The Container Made of the Contained

Mahsa Aleph
November 15  —  December 4, 2019
-1 × Underground

Before we adorn a thought with understanding and before attempting to represent it, we should be able to provide some sort of definition of it. The abstraction of thought ends up in letters, and letters cannot reach the depths of thought. Just like letters and thoughts, the container and the contained imply a visible/invisible formulation, in which one encompasses the other. Mahsa Aleph has utilized this impotent overt/covert formulation to create her new series.
In her installations, the properties of materials carry the conceptual weight: in “Aleph’s Library” (2017), salt preserved thought at the cost of robbing the reader from the ability to read, and the documents and texts of “The Aleph Archive” (2018) were burnt with sulfur.
With her usual approach to the narrative quality and lauding material, Mahsa Aleph is dealing with the classic, philosophical contained/container dichotomy. In one of the works, she has adorned seven hundred simple dishes made of bread. In another work, she has created a pile made of thirty-five thousand burnished date kernels. There is also sulfur on a table that has been deprived of blessing, so the truth of a claim can be uncovered, as eating sulfur used to be a way of verifying the truthfulness of a person’s claims.

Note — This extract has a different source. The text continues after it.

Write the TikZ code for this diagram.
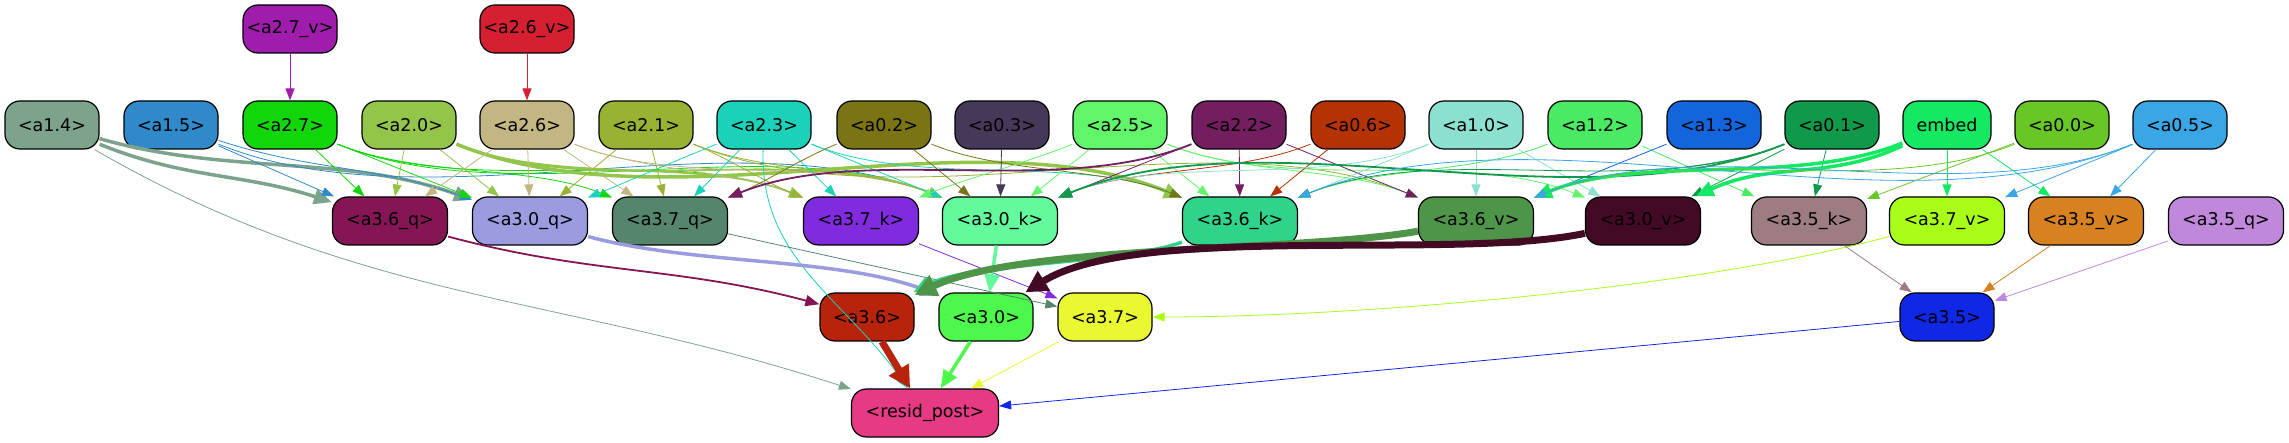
\documentclass[tikz,border=0pt]{standalone}
\usepackage{fontspec}
\setmainfont{DejaVu Sans}
\usetikzlibrary{arrows.meta}
\definecolor{cA27v}{HTML}{A01CAC}
\definecolor{cA26v}{HTML}{D62032}
\definecolor{cA14}{HTML}{7DA38C}
\definecolor{cA15}{HTML}{3089C9}
\definecolor{cA27}{HTML}{10D60A}
\definecolor{cA20}{HTML}{93C54B}
\definecolor{cA26}{HTML}{C3B683}
\definecolor{cA21}{HTML}{98B234}
\definecolor{cA23}{HTML}{1CD1BA}
\definecolor{cA02}{HTML}{7A7414}
\definecolor{cA03}{HTML}{463859}
\definecolor{cA25}{HTML}{62F56A}
\definecolor{cA22}{HTML}{731F5F}
\definecolor{cA06}{HTML}{B53204}
\definecolor{cA10}{HTML}{8BE0CF}
\definecolor{cA12}{HTML}{4BEA65}
\definecolor{cA13}{HTML}{1265DB}
\definecolor{cA01}{HTML}{10984B}
\definecolor{cEmb}{HTML}{15E862}
\definecolor{cA00}{HTML}{68C627}
\definecolor{cA05}{HTML}{3AA6E6}
\definecolor{cQ36}{HTML}{861555}
\definecolor{cQ30}{HTML}{9B9BE0}
\definecolor{cQ37}{HTML}{55856D}
\definecolor{cK37}{HTML}{802CDE}
\definecolor{cK30}{HTML}{62FA9A}
\definecolor{cK36}{HTML}{2FD38A}
\definecolor{cV36}{HTML}{4E9449}
\definecolor{cV30}{HTML}{430A26}
\definecolor{cK35}{HTML}{9D7C82}
\definecolor{cV37}{HTML}{A8FD19}
\definecolor{cV35}{HTML}{D78121}
\definecolor{cQ35}{HTML}{BF88DA}
\definecolor{cB36}{HTML}{B8230C}
\definecolor{cB30}{HTML}{4DF74C}
\definecolor{cB37}{HTML}{EAF831}
\definecolor{cB35}{HTML}{1028E6}
\definecolor{cRes}{HTML}{E63A84}
\tikzset{
  nd/.style={draw=black, line width=1.2pt, rounded corners=15pt, minimum width=94pt, minimum height=48pt, inner sep=0pt, font=\fontsize{17.5}{20}\selectfont, text=black, fill=#1},
  wd/.style={nd=#1, minimum width=115pt},
  ea/.style={draw=#1, line width=0.8pt, -{Triangle[length=12pt,width=9pt]}},
  eb/.style={draw=#1, line width=1.8pt, -{Triangle[length=14pt,width=11pt]}},
  ec/.style={draw=#1, line width=3.5pt, -{Triangle[length=18pt,width=15pt]}},
  ee/.style={draw=#1, line width=7pt, -{Triangle[length=22pt,width=22pt]}},
  R/.style={out=-22,in=158,looseness=0.8},
  L/.style={out=202,in=22,looseness=0.8}
}
\begin{document}
\begin{tikzpicture}[x=1pt,y=1pt]
\useasboundingbox (0,0) rectangle (2289,-443);
% row 0
\node[nd=cA27v] (a27v) at (290,-29) {<a2.7\_v>};
\node[nd=cA26v] (a26v) at (527,-29) {<a2.6\_v>};
% row 1
\node[nd=cA14] (a14) at (52,-125) {<a1.4>};
\node[nd=cA15] (a15) at (171,-125) {<a1.5>};
\node[nd=cA27] (a27) at (290,-125) {<a2.7>};
\node[nd=cA20] (a20) at (409,-125) {<a2.0>};
\node[nd=cA26] (a26) at (527,-125) {<a2.6>};
\node[nd=cA21] (a21) at (646,-125) {<a2.1>};
\node[nd=cA23] (a23) at (764,-125) {<a2.3>};
\node[nd=cA02] (a02) at (884,-125) {<a0.2>};
\node[nd=cA03] (a03) at (1002,-125) {<a0.3>};
\node[nd=cA25] (a25) at (1120,-125) {<a2.5>};
\node[nd=cA22] (a22) at (1239,-125) {<a2.2>};
\node[nd=cA06] (a06) at (1358,-125) {<a0.6>};
\node[nd=cA10] (a10) at (1476,-125) {<a1.0>};
\node[nd=cA12] (a12) at (1595,-125) {<a1.2>};
\node[nd=cA13] (a13) at (1714,-125) {<a1.3>};
\node[nd=cA01] (a01) at (1832,-125) {<a0.1>};
\node[nd=cEmb, minimum width=88pt] (emb) at (1947,-125) {embed};
\node[nd=cA00] (a00) at (2062,-125) {<a0.0>};
\node[nd=cA05] (a05) at (2180,-125) {<a0.5>};
% row 2
\node[wd=cQ36] (q36) at (390,-221) {<a3.6\_q>};
\node[wd=cQ30] (q30) at (530,-221) {<a3.0\_q>};
\node[wd=cQ37] (q37) at (670,-221) {<a3.7\_q>};
\node[wd=cK37] (k37) at (861,-221) {<a3.7\_k>};
\node[wd=cK30] (k30) at (1000,-221) {<a3.0\_k>};
\node[wd=cK36] (k36) at (1240,-221) {<a3.6\_k>};
\node[wd=cV36] (v36) at (1476,-221) {<a3.6\_v>};
\node[wd=cV30] (v30) at (1643,-221) {<a3.0\_v>};
\node[wd=cK35] (k35) at (1809,-221) {<a3.5\_k>};
\node[wd=cV37] (v37) at (1947,-221) {<a3.7\_v>};
\node[wd=cV35] (v35) at (2086,-221) {<a3.5\_v>};
\node[wd=cQ35] (q35) at (2226,-221) {<a3.5\_q>};
% row 3
\node[nd=cB36] (b36) at (867,-317) {<a3.6>};
\node[nd=cB30] (b30) at (986,-317) {<a3.0>};
\node[nd=cB37] (b37) at (1105,-317) {<a3.7>};
\node[nd=cB35] (b35) at (1947,-317) {<a3.5>};
% row 4
\node[nd=cRes, minimum width=147pt] (res) at (925,-413) {<resid\_post>};

% top edges
\draw[ea=cA27v] (a27v) -- (a27);
\draw[ea=cA26v] (a26v) -- (a26);

% row1 -> row2
\draw[ec=cA14] (a14) to[out=-22,in=162] (q36);
\draw[ec=cA14] (a14) to[out=-16,in=160,looseness=0.9] (q30);
\draw[ea=cA14] (a14) to[out=-30,in=162] (res);
\draw[ea=cA15] (a15) -- (q36);
\draw[ea=cA15] (a15) to[out=-18,in=160] (q30);
\draw[ea=cA15] (a15) to[R] (k30);
\draw[ea=cA27] (a27) -- (q36);
\draw[ea=cA27] (a27) -- (q30);
\draw[ea=cA27] (a27) to[R] (q37);
\draw[ea=cA27] (a27) to[R] (k37);
\draw[ea=cA27] (a27) to[R] (k30);
\draw[ea=cA20] (a20) -- (q36);
\draw[ea=cA20] (a20) -- (q30);
\draw[eb=cA20] (a20) to[R] (k37);
\draw[ec=cA20] (a20) to[R] (k36);
\draw[eb=cA20] (a20) to[R] (k30);
\draw[ea=cA26] (a26) -- (q36);
\draw[ea=cA26] (a26) -- (q30);
\draw[ea=cA26] (a26) -- (q37);
\draw[ea=cA26] (a26) to[R] (k37);
\draw[ea=cA26] (a26) to[R] (k30);
\draw[ea=cA21] (a21) -- (q30);
\draw[ea=cA21] (a21) -- (q37);
\draw[ea=cA21] (a21) to[R] (k37);
\draw[ea=cA21] (a21) to[R] (k30);
\draw[ea=cA21] (a21) to[R] (v36);
\draw[ea=cA23] (a23) to[L] (q30);
\draw[ea=cA23] (a23) -- (q37);
\draw[ea=cA23] (a23) -- (k37);
\draw[ea=cA23] (a23) to[R] (k30);
\draw[ea=cA23] (a23) to[R] (k36);
\draw[ea=cA23] (a23) to[out=-92,in=125] (res);
\draw[ea=cA02] (a02) to[L] (q37);
\draw[ea=cA02] (a02) -- (k30);
\draw[ea=cA02] (a02) to[R] (k36);
\draw[ea=cA03] (a03) -- (k30);
\draw[ea=cA25] (a25) to[L] (k37);
\draw[ea=cA25] (a25) -- (k30);
\draw[ea=cA25] (a25) -- (k36);
\draw[ea=cA25] (a25) to[R] (v36);
\draw[ea=cA25] (a25) to[R] (v30);
\draw[eb=cA22] (a22) to[L] (q37);
\draw[ea=cA22] (a22) -- (k30);
\draw[ea=cA22] (a22) -- (k36);
\draw[ea=cA22] (a22) -- (v36);
\draw[ea=cA06] (a06) to[L] (k30);
\draw[ea=cA06] (a06) -- (k36);
\draw[ea=cA10] (a10) to[L] (k30);
\draw[ea=cA10] (a10) -- (k36);
\draw[ea=cA10] (a10) -- (v36);
\draw[ea=cA10] (a10) -- (v30);
\draw[ea=cA12] (a12) to[L] (k36);
\draw[ea=cA12] (a12) -- (k35);
\draw[ea=cA13] (a13) -- (v36);
\draw[ea=cA01] (a01) -- (v30);
\draw[ea=cA01] (a01) -- (k35);
\draw[ea=cA01] (a01) to[L] (k36);
\draw[eb=cA01] (a01) to[L] (k30);
\draw[ea=cA01] (a01) to[L] (v36);
\draw[ec=cEmb] (emb) to[out=205,in=25] (v30);
\draw[ec=cEmb] (emb) to[L] (v36);
\draw[ea=cEmb] (emb) -- (v37);
\draw[ea=cEmb] (emb) -- (v35);
\draw[ea=cA00] (a00) to[L] (v36);
\draw[ea=cA00] (a00) -- (k35);
\draw[ea=cA05] (a05) -- (v37);
\draw[ea=cA05] (a05) -- (v35);
\draw[ea=cA05] (a05) to[L] (v36);
\draw[ea=cA05] (a05) to[L] (k36);

% row2 -> row3
\draw[eb=cQ36] (q36) to[out=-15,in=165] (b36);
\draw[ec=cQ30] (q30) to[out=-15,in=160,looseness=0.8] (b30.155);
\draw[ea=cQ37] (q37) -- (b37);
\draw[ea=cK37] (k37) -- (b37);
\draw[ec=cK30] (k30) -- (b30);
\draw[ec=cK36] (k36) to[out=200,in=28,looseness=0.6] (b36);
\draw[ee=cV36] (v36) to[out=190,in=25,looseness=0.6] (b36);
\draw[ee=cV30] (v30) to[out=192,in=32,looseness=0.6] (b30);
\draw[ea=cV37] (v37) to[out=195,in=0,looseness=0.7] (b37);
\draw[ea=cK35] (k35) -- (b35);
\draw[ea=cV35] (v35) -- (b35);
\draw[ea=cQ35] (q35) -- (b35);

% row3 -> resid
\draw[ee=cB36] (b36) -- (res);
\draw[ec=cB30] (b30) -- (res);
\draw[ea=cB37] (b37) -- (res);
\draw[ea=cB35] (b35) -- (res);
\end{tikzpicture}
\end{document}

The dates and the wheat covertly reflect a regional narrative and a tradition that emerges from it in these process-based installations. Even though the dishes are made of wheat, they are devoid of what they should contain, namely a meal. The inside/outside and the overt/covert appear simultaneously in these Containers Made of the Contained,” at the cost of eliminating bliss.
In the meantime, the levigated date kernels devastate the attraction between the contained and the container. These kernels were made by prisoners with life sentence or death row inmates. Here, however, the threads that used to bind the kernels together are broken, leaving a mere pile. The free will of inmates to produce a polished kernel is puny compared to life’s massive force and their unchangeable destiny. By manipulating the contained-container relation, Aleph creates a cycle of appearance/essence, in which neither the contained is able to survive in the container, nor is the container able to communicate the meaning of the contained.